Mime
Mime, short for Multipurpose Internet Mail Extensions, is a foundational internet standard used to label and communicate different kinds of digital content across protocols.
Definition
Mime (Multipurpose Internet Mail Extensions) is an internet standard originally created to expand the format of email messages beyond plain ASCII text, enabling support for attachments such as images, audio, video, and other data formats. Over time, it has evolved into a universal mechanism for identifying the nature and format of content in many internet protocols, including HTTP, where servers and clients rely on MIME labels to process and render data correctly. MIME definitions consist of structured type/subtype strings that help software determine how to handle specific content formats. In web scraping and automation, correctly interpreting MIME information is essential to parse and manage different response types effectively. Its widespread adoption across email clients, browsers, and APIs makes it a cornerstone of modern digital communication.
Pros
- Provides a standardized way to identify and classify content types across internet protocols.

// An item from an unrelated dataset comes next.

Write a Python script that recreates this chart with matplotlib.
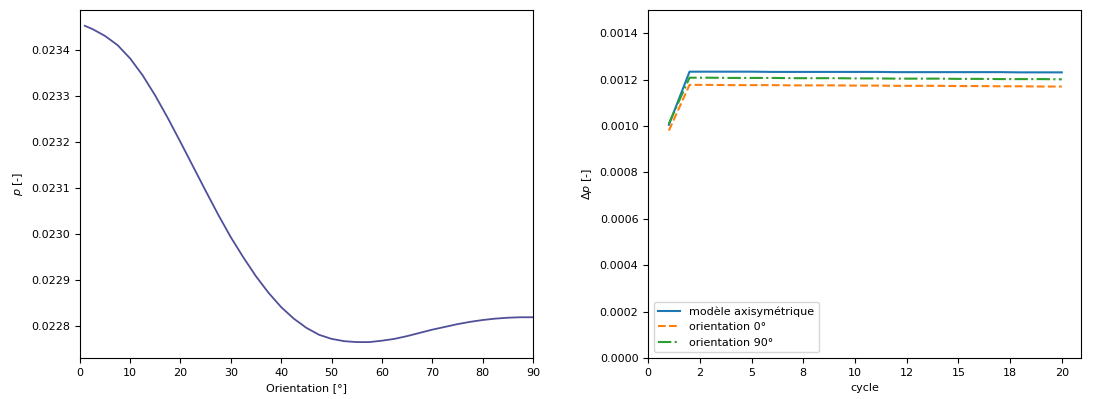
import matplotlib
matplotlib.use('Agg')
import matplotlib.pyplot as plt
from matplotlib.ticker import FormatStrFormatter

# left panel: p as a function of orientation
orientation = [1, 2.5, 5, 7.5, 10, 12.5, 15, 17.5, 20, 22.5, 25, 27.5, 30,
               32.5, 35, 37.5, 40, 42.5, 45, 47.5, 50, 52.5, 55, 57.5, 60,
               62.5, 65, 67.5, 70, 72.5, 75, 77.5, 80, 82.5, 85, 87.5, 90]
p_values = [0.023452, 0.023445, 0.023430, 0.023410, 0.023381, 0.023344,
            0.023300, 0.023251, 0.023199, 0.023146, 0.023093, 0.023041,
            0.022992, 0.022948, 0.022907, 0.022871, 0.022840, 0.022815,
            0.022795, 0.022780, 0.022771, 0.022766, 0.022764, 0.022764,
            0.022767, 0.022771, 0.022777, 0.022784, 0.022791, 0.022797,
            0.022803, 0.022808, 0.022812, 0.022815, 0.022817, 0.022818,
            0.022818]

# right panel: delta p per cycle
cycles = list(range(1, 21))
dp_axi = [0.001005] + [0.001234, 0.001234, 0.001234, 0.001234, 0.001233,
                       0.001233, 0.001233, 0.001233, 0.001233, 0.001233,
                       0.001232, 0.001232, 0.001232, 0.001232, 0.001232,
                       0.001232, 0.001231, 0.001231, 0.001231]
dp_0 = [0.000980] + [0.001177, 0.001177, 0.001176, 0.001176, 0.001176,
                     0.001175, 0.001175, 0.001175, 0.001174, 0.001174,
                     0.001173, 0.001173, 0.001173, 0.001172, 0.001172,
                     0.001171, 0.001171, 0.001170, 0.001170]
dp_90 = [0.001010] + [0.001208, 0.001208, 0.001207, 0.001207, 0.001207,
                      0.001206, 0.001206, 0.001206, 0.001205, 0.001205,
                      0.001204, 0.001204, 0.001204, 0.001203, 0.001203,
                      0.001202, 0.001202, 0.001202, 0.001201]

plt.rcParams['font.size'] = 8

fig = plt.figure(figsize=(11.08, 3.99), dpi=100)
ax1 = fig.add_axes([0.072, 0.103, 0.409, 0.872])
ax2 = fig.add_axes([0.585, 0.103, 0.391, 0.872])

ax1.plot(orientation, p_values, color='#50509a', linewidth=1.3)
ax1.set_xlim(0, 90)
ax1.set_xlabel('Orientation [°]')
ax1.set_ylabel(r'$p$ [-]')

ax2.plot(cycles, dp_axi, '-', color='#1f77b4', label='modèle axisymétrique')
ax2.plot(cycles, dp_0, '--', color='#ff7f0e', label='orientation 0°')
ax2.plot(cycles, dp_90, '-.', color='#2ca02c', label='orientation 90°')
ax2.set_xlim(left=0)
ax2.set_ylim(0, 0.0015)
ax2.set_yticks([0, 0.0002, 0.0004, 0.0006, 0.0008, 0.0010, 0.0012, 0.0014])
ax2.xaxis.set_major_formatter(FormatStrFormatter('%.0f'))
ax2.yaxis.set_major_formatter(FormatStrFormatter('%.4f'))
ax2.set_xlabel('cycle')
ax2.set_ylabel(r'$\Delta p$ [-]')
ax2.legend(loc='lower left')

fig.savefig('out.png', dpi=100)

- Enables support for multimedia and non-text data in email and web communication.
- Helps clients and servers correctly interpret and process diverse file formats.
- Widely supported and implemented across browsers, APIs, and networking tools.

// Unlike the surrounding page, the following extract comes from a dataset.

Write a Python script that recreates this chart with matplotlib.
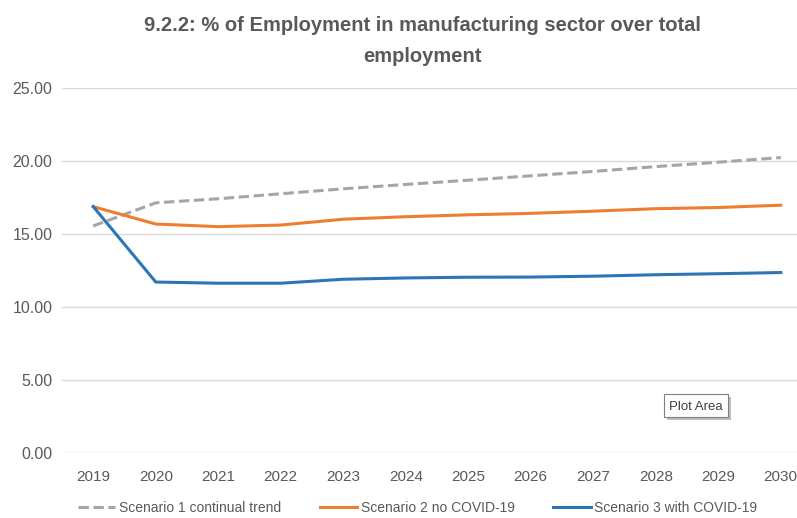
import matplotlib.pyplot as plt
from matplotlib.patches import Rectangle
import numpy as np

# share of manufacturing in total employment, by scenario
years = ['2019', '2020', '2021', '2022', '2023', '2024',
         '2025', '2026', '2027', '2028', '2029', '2030']
trend = [15.54, 17.12, 17.40, 17.74, 18.08, 18.38,
         18.67, 18.97, 19.27, 19.60, 19.90, 20.22]
no_covid = [16.86, 15.67, 15.49, 15.60, 16.00, 16.17,
            16.30, 16.40, 16.55, 16.72, 16.80, 16.96]
with_covid = [16.86, 11.70, 11.62, 11.62, 11.89, 11.98,
              12.03, 12.04, 12.10, 12.20, 12.27, 12.35]
yticks = [0, 5, 10, 15, 20, 25]

txt = '#595959'
plt.rcParams['font.family'] = ['Liberation Sans', 'DejaVu Sans']

W, H = 797, 518
fig = plt.figure(figsize=(W/100, H/100), dpi=100)
ax = fig.add_axes([62/W, 1-453/H, 750/W, (453-87.7)/H])

x = np.arange(len(years))
ax.plot(x, trend, color='#A5A5A5', lw=2.2, dashes=(3.4, 1.5),
        label='Scenario 1 continual trend')
ax.plot(x, no_covid, color='#ED7D31', lw=2.2, label='Scenario 2 no COVID-19')
ax.plot(x, with_covid, color='#2E75B6', lw=2.2, label='Scenario 3 with COVID-19')

ax.set_xlim(-0.5, 11.5)
ax.set_ylim(0, 25)
ax.set_yticks(yticks)
ax.set_yticklabels(['%.2f' % v for v in yticks])
ax.set_xticks(x)
ax.set_xticklabels(years)
ax.tick_params(length=0, colors=txt)
ax.tick_params(axis='x', labelsize=11, pad=12)
ax.tick_params(axis='y', labelsize=11.5, pad=7)
ax.grid(axis='y', color='#D9D9D9', lw=1)
ax.set_axisbelow(True)
for s in ax.spines.values():
    s.set_visible(False)

fig.text(422/W, 1-41/H, '9.2.2: % of Employment in manufacturing sector over total\nemployment',
         ha='center', va='center', fontsize=14.5, fontweight='bold', color=txt,
         linespacing=1.75)

# hover tooltip left over from the spreadsheet, with its drop shadow
bx, by, bw, bh = 664, 394, 64, 23
fig.add_artist(Rectangle(((bx+3)/W, 1-(by+bh+3)/H), bw/W, bh/H,
                         transform=fig.transFigure, fc='#BDBDBD', ec='none'))
fig.add_artist(Rectangle((bx/W, 1-(by+bh)/H), bw/W, bh/H,
                         transform=fig.transFigure, fc='white', ec='#7F7F7F', lw=0.8))
fig.text((bx+bw/2)/W, 1-(by+bh/2+1.5)/H, 'Plot Area', ha='center', va='center',
         fontsize=9.5, color='#404040')

fig.legend(loc='center', bbox_to_anchor=(417.5/W, 1-508/H), ncol=3, frameon=False,
           fontsize=10, labelcolor=txt, handlelength=2.7, handletextpad=0.25,
           columnspacing=2.8)

fig.savefig('out.png', dpi=100)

- Facilitates interoperability between different systems and applications.
Cons
- Incorrect MIME labeling can lead to improper handling or security issues.
- Legacy implementations may still use outdated or nonstandard types.
- Requires consistent server configuration to ensure accurate content type delivery.
- Can add complexity in systems that handle many diverse content formats.
- Not inherently self-describing beyond type/subtype labels.
Use Cases
- Labeling email attachments so that clients know how to open or display them.
- Specifying content types in HTTP headers for web pages and APIs.
- Web scraping tools using MIME information to decide how to parse responses.
- Automation frameworks distinguishing between text, JSON, images, and other data formats.
- Proxies and middleware interpreting content correctly for routing and processing.